### WHAT YOU SHOULD DO
Output the material exactly, but drop every image it holds.

** Start **

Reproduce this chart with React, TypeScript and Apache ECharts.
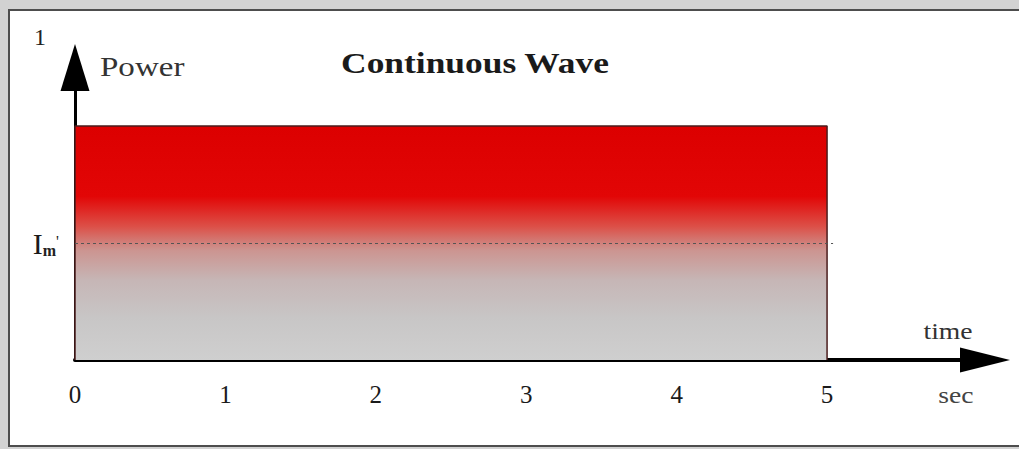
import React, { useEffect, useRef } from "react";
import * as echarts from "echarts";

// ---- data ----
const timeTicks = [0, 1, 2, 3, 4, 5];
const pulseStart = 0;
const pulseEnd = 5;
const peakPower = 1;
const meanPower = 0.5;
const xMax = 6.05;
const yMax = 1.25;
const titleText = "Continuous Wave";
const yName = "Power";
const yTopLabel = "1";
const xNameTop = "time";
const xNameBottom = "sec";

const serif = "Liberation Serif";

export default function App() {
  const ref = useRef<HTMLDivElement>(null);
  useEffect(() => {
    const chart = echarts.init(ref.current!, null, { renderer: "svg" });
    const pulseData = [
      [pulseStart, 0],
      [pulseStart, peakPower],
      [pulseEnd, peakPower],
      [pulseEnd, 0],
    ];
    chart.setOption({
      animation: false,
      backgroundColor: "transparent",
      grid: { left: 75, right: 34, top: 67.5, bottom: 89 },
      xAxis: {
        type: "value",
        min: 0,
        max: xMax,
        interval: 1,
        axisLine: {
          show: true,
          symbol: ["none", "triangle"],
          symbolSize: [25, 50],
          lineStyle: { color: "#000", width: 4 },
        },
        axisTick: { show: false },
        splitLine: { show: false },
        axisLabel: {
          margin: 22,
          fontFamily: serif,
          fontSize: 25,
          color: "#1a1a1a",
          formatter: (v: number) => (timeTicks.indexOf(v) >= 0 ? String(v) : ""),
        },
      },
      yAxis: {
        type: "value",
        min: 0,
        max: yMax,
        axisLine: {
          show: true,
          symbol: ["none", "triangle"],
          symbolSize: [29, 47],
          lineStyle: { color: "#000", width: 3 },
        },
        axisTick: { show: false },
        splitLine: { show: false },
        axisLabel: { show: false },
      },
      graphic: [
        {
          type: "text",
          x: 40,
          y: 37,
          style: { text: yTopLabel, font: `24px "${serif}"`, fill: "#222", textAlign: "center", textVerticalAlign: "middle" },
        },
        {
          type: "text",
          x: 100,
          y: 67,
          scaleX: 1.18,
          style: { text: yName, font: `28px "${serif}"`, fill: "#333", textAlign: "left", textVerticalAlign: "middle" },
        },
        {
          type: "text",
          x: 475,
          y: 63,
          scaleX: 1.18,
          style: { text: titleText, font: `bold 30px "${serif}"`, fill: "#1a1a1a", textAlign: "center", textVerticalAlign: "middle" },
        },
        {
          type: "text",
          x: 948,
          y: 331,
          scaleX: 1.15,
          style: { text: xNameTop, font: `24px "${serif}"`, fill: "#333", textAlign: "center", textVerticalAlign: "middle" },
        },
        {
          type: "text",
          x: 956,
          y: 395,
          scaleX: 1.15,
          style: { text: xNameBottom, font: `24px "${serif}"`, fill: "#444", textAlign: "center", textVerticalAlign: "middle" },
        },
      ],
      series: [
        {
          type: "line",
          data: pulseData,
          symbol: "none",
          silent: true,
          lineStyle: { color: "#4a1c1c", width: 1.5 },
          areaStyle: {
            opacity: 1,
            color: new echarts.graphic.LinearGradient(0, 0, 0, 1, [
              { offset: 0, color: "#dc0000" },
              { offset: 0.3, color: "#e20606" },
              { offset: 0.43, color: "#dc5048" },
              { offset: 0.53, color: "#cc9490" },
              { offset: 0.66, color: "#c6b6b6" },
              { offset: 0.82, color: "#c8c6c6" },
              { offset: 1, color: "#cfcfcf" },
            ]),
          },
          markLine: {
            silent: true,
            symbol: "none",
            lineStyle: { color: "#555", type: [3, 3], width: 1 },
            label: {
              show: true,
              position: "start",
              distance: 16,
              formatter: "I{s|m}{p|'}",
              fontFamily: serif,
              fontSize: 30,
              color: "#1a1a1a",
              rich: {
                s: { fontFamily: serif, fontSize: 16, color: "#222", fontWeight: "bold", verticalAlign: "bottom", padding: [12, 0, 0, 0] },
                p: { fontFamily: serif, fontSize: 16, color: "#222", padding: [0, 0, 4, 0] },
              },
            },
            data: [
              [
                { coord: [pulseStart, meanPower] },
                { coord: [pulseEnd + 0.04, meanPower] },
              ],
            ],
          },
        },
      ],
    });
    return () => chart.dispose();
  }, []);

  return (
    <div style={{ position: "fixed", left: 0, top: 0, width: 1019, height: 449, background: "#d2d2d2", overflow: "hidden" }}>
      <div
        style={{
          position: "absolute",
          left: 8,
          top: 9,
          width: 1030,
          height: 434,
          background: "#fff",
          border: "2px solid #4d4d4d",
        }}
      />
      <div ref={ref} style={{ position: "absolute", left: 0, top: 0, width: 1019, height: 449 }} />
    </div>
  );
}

** End **

### WRITTEN RESPONSE
Reproduce this chart with React, TypeScript and Apache ECharts.
import React, { useEffect, useRef } from "react";
import * as echarts from "echarts";

// ---- data ----
const timeTicks = [0, 1, 2, 3, 4, 5];
const pulseStart = 0;
const pulseEnd = 5;
const peakPower = 1;
const meanPower = 0.5;
const xMax = 6.05;
const yMax = 1.25;
const titleText = "Continuous Wave";
const yName = "Power";
const yTopLabel = "1";
const xNameTop = "time";
const xNameBottom = "sec";

const serif = "Liberation Serif";

export default function App() {
  const ref = useRef<HTMLDivElement>(null);
  useEffect(() => {
    const chart = echarts.init(ref.current!, null, { renderer: "svg" });
    const pulseData = [
      [pulseStart, 0],
      [pulseStart, peakPower],
      [pulseEnd, peakPower],
      [pulseEnd, 0],
    ];
    chart.setOption({
      animation: false,
      backgroundColor: "transparent",
      grid: { left: 75, right: 34, top: 67.5, bottom: 89 },
      xAxis: {
        type: "value",
        min: 0,
        max: xMax,
        interval: 1,
        axisLine: {
          show: true,
          symbol: ["none", "triangle"],
          symbolSize: [25, 50],
          lineStyle: { color: "#000", width: 4 },
        },
        axisTick: { show: false },
        splitLine: { show: false },
        axisLabel: {
          margin: 22,
          fontFamily: serif,
          fontSize: 25,
          color: "#1a1a1a",
          formatter: (v: number) => (timeTicks.indexOf(v) >= 0 ? String(v) : ""),
        },
      },
      yAxis: {
        type: "value",
        min: 0,
        max: yMax,
        axisLine: {
          show: true,
          symbol: ["none", "triangle"],
          symbolSize: [29, 47],
          lineStyle: { color: "#000", width: 3 },
        },
        axisTick: { show: false },
        splitLine: { show: false },
        axisLabel: { show: false },
      },
      graphic: [
        {
          type: "text",
          x: 40,
          y: 37,
          style: { text: yTopLabel, font: `24px "${serif}"`, fill: "#222", textAlign: "center", textVerticalAlign: "middle" },
        },
        {
          type: "text",
          x: 100,
          y: 67,
          scaleX: 1.18,
          style: { text: yName, font: `28px "${serif}"`, fill: "#333", textAlign: "left", textVerticalAlign: "middle" },
        },
        {
          type: "text",
          x: 475,
          y: 63,
          scaleX: 1.18,
          style: { text: titleText, font: `bold 30px "${serif}"`, fill: "#1a1a1a", textAlign: "center", textVerticalAlign: "middle" },
        },
        {
          type: "text",
          x: 948,
          y: 331,
          scaleX: 1.15,
          style: { text: xNameTop, font: `24px "${serif}"`, fill: "#333", textAlign: "center", textVerticalAlign: "middle" },
        },
        {
          type: "text",
          x: 956,
          y: 395,
          scaleX: 1.15,
          style: { text: xNameBottom, font: `24px "${serif}"`, fill: "#444", textAlign: "center", textVerticalAlign: "middle" },
        },
      ],
      series: [
        {
          type: "line",
          data: pulseData,
          symbol: "none",
          silent: true,
          lineStyle: { color: "#4a1c1c", width: 1.5 },
          areaStyle: {
            opacity: 1,
            color: new echarts.graphic.LinearGradient(0, 0, 0, 1, [
              { offset: 0, color: "#dc0000" },
              { offset: 0.3, color: "#e20606" },
              { offset: 0.43, color: "#dc5048" },
              { offset: 0.53, color: "#cc9490" },
              { offset: 0.66, color: "#c6b6b6" },
              { offset: 0.82, color: "#c8c6c6" },
              { offset: 1, color: "#cfcfcf" },
            ]),
          },
          markLine: {
            silent: true,
            symbol: "none",
            lineStyle: { color: "#555", type: [3, 3], width: 1 },
            label: {
              show: true,
              position: "start",
              distance: 16,
              formatter: "I{s|m}{p|'}",
              fontFamily: serif,
              fontSize: 30,
              color: "#1a1a1a",
              rich: {
                s: { fontFamily: serif, fontSize: 16, color: "#222", fontWeight: "bold", verticalAlign: "bottom", padding: [12, 0, 0, 0] },
                p: { fontFamily: serif, fontSize: 16, color: "#222", padding: [0, 0, 4, 0] },
              },
            },
            data: [
              [
                { coord: [pulseStart, meanPower] },
                { coord: [pulseEnd + 0.04, meanPower] },
              ],
            ],
          },
        },
      ],
    });
    return () => chart.dispose();
  }, []);

  return (
    <div style={{ position: "fixed", left: 0, top: 0, width: 1019, height: 449, background: "#d2d2d2", overflow: "hidden" }}>
      <div
        style={{
          position: "absolute",
          left: 8,
          top: 9,
          width: 1030,
          height: 434,
          background: "#fff",
          border: "2px solid #4d4d4d",
        }}
      />
      <div ref={ref} style={{ position: "absolute", left: 0, top: 0, width: 1019, height: 449 }} />
    </div>
  );
}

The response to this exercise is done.